What to eat for a good night's sleep

Leading a busy life juggling work, play and family can sometimes make it seem there is never enough time for sleep. When you finally crash in your bed at the end of the day, you need to maximise the precious hours you spend there with some quality sleep, not lying awake and staring at the ceiling. A 2016 survey by the Australian Sleep Foundation found that up to 45% of adult lives were impacted after experiencing poor sleep. While there are a multitude of causes that lead to nights of wakefulness, small changes to your diet are easy to implement and may offer good results quickly.

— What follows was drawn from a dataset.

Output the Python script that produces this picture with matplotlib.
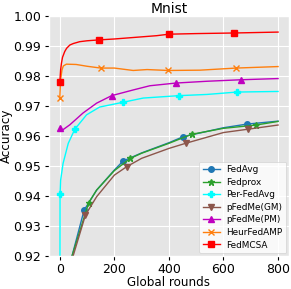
import matplotlib
matplotlib.use("Agg")
import matplotlib.pyplot as plt

plt.style.use("ggplot")

# FedMCSA
red_x = [0, 3, 6, 10, 18, 25, 37, 50, 73, 100, 144, 200, 355, 400, 500, 640, 800]
red_y = [0.9779, 0.9820, 0.9842, 0.9862, 0.9881, 0.9892, 0.9903, 0.9908, 0.9914, 0.9917,
         0.9920, 0.9923, 0.9934, 0.9939, 0.9941, 0.9943, 0.9946]
red_mk = [0, 10, 13, 15]

# HeurFedAMP
orange_x = [0, 3, 8, 13, 24, 60, 100, 150, 200, 269, 320, 397, 514, 646, 800]
orange_y = [0.9726, 0.9787, 0.9820, 0.9833, 0.9839, 0.9838, 0.9832, 0.9826, 0.9826,
            0.9818, 0.9821, 0.9818, 0.9819, 0.9826, 0.9831]
orange_mk = [0, 7, 11, 13]

# pFedMe(PM)
purple_x = [0, 8, 37, 85, 135, 190, 269, 330, 425, 539, 664, 800]
purple_y = [0.9626, 0.9618, 0.9637, 0.9676, 0.9709, 0.9734, 0.9753, 0.9767, 0.9776,
            0.9782, 0.9787, 0.9791]
purple_mk = [0, 5, 8, 10]

# Per-FedAvg
cyan_x = [0, 1, 3, 12, 31, 55, 98, 146, 232, 306, 437, 539, 650, 800]
cyan_y = [0.85, 0.9405, 0.9452, 0.9508, 0.9575, 0.9622, 0.9670, 0.9696, 0.9712,
          0.9726, 0.9734, 0.9738, 0.9746, 0.9748]
cyan_mk = [1, 5, 8, 10, 12]

# FedAvg
blue_x = [0, 20, 45, 89, 135, 200, 232, 300, 400, 452, 600, 685, 800]
blue_y = [0.85, 0.90, 0.92, 0.9352, 0.9419, 0.9486, 0.9516, 0.9543, 0.9577, 0.9597,
          0.9627, 0.9639, 0.9649]
blue_mk = [3, 6, 9, 11]

# Fedprox
green_x = [0, 20, 45, 106, 135, 200, 259, 300, 400, 483, 600, 719, 800]
green_y = [0.85, 0.90, 0.92, 0.9377, 0.9419, 0.9484, 0.9525, 0.9542, 0.9575, 0.9605,
           0.9625, 0.9636, 0.9648]
green_mk = [3, 6, 9, 11]

# pFedMe(GM)
brown_x = [0, 25, 49, 94, 135, 200, 245, 300, 400, 461, 600, 689, 800]
brown_y = [0.85, 0.90, 0.92, 0.9336, 0.9397, 0.9469, 0.9497, 0.9525, 0.9558, 0.9575,
           0.9611, 0.9622, 0.9636]
brown_mk = [3, 6, 9, 11]

fig = plt.figure(figsize=(2.91, 2.89), dpi=100)
ax = fig.add_axes([0.168, 0.115, 0.825, 0.83])

ms = 4
ax.plot(blue_x, blue_y, color="#1f77b4", marker="o", markevery=blue_mk, ms=ms, lw=1, label="FedAvg")
ax.plot(green_x, green_y, color="#2ca02c", marker="*", markevery=green_mk, ms=ms + 1, lw=1, label="Fedprox")
ax.plot(cyan_x, cyan_y, color="cyan", marker="P", markevery=cyan_mk, ms=ms, lw=1, label="Per-FedAvg")
ax.plot(brown_x, brown_y, color="#8c564b", marker="v", markevery=brown_mk, ms=ms, lw=1, label="pFedMe(GM)")
ax.plot(purple_x, purple_y, color="m", marker="^", markevery=purple_mk, ms=ms, lw=1, label="pFedMe(PM)")
ax.plot(orange_x, orange_y, color="#ff7f0e", marker="x", markevery=orange_mk, ms=ms, lw=1, label="HeurFedAMP")
ax.plot(red_x, red_y, color="r", marker="s", markevery=red_mk, ms=ms, lw=1, label="FedMCSA")

ax.set_xlim(-40, 840)
ax.set_ylim(0.92, 1.00)
ax.set_xticks([0, 200, 400, 600, 800])
ax.set_yticks([0.92, 0.93, 0.94, 0.95, 0.96, 0.97, 0.98, 0.99, 1.00])
ax.tick_params(labelsize=9, colors="black", pad=2.5, length=3)
ax.set_title("Mnist", fontsize=10, color="black", pad=2)
ax.set_xlabel("Global rounds", fontsize=8.6, color="black", labelpad=0)
ax.set_ylabel("Accuracy", fontsize=8.6, color="black", labelpad=0)
ax.legend(loc="lower right", fontsize=6.4, facecolor="white", framealpha=0.8,
          handlelength=1.9, borderpad=0.4, labelspacing=0.4, borderaxespad=0.3)

fig.savefig("out.png", dpi=100)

The production of melatonin, the body's sleep hormone, relies on the availability of a number of vitamins and minerals, including but not limited to Vitamin B6, potassium, magnesium and calcium, as well as protein. Deficiencies or even low levels of these elements can lead to sleep disturbances. If your diet is lacking, simply including foods high in these elements should provide some relief from sleepless nights.
Great foods to add to the top of your next shopping list include:

  • Wholegrains - barley, oats or cracked wheat are a good source of magnesium
  • Fish - like salmon and tuna are stacked with vitamin B6, fresh or canned
  • Bananas - a perfect 'on the go' option and chock full of potassium
  • Almonds - another portable snack bursting with magnesium
  • Yogurt or a glass of milk - just before bed for a sleep inducing calcium boost
  • Decaffeinated or herbal tea - chamomile or decaf green tea are warm and soothing before bed.


As you add these sleep superstars to your menu, ditch the coffee and other caffeinated drinks especially later in the day. A stimulant and diuretic, caffeine is not good news for good sleep. Similarly avoid excess alcohol which tends to make you sleepy initially and wide awake later on. Try to eat your main meal early, giving your body time to digest your meal and relax before bedtime.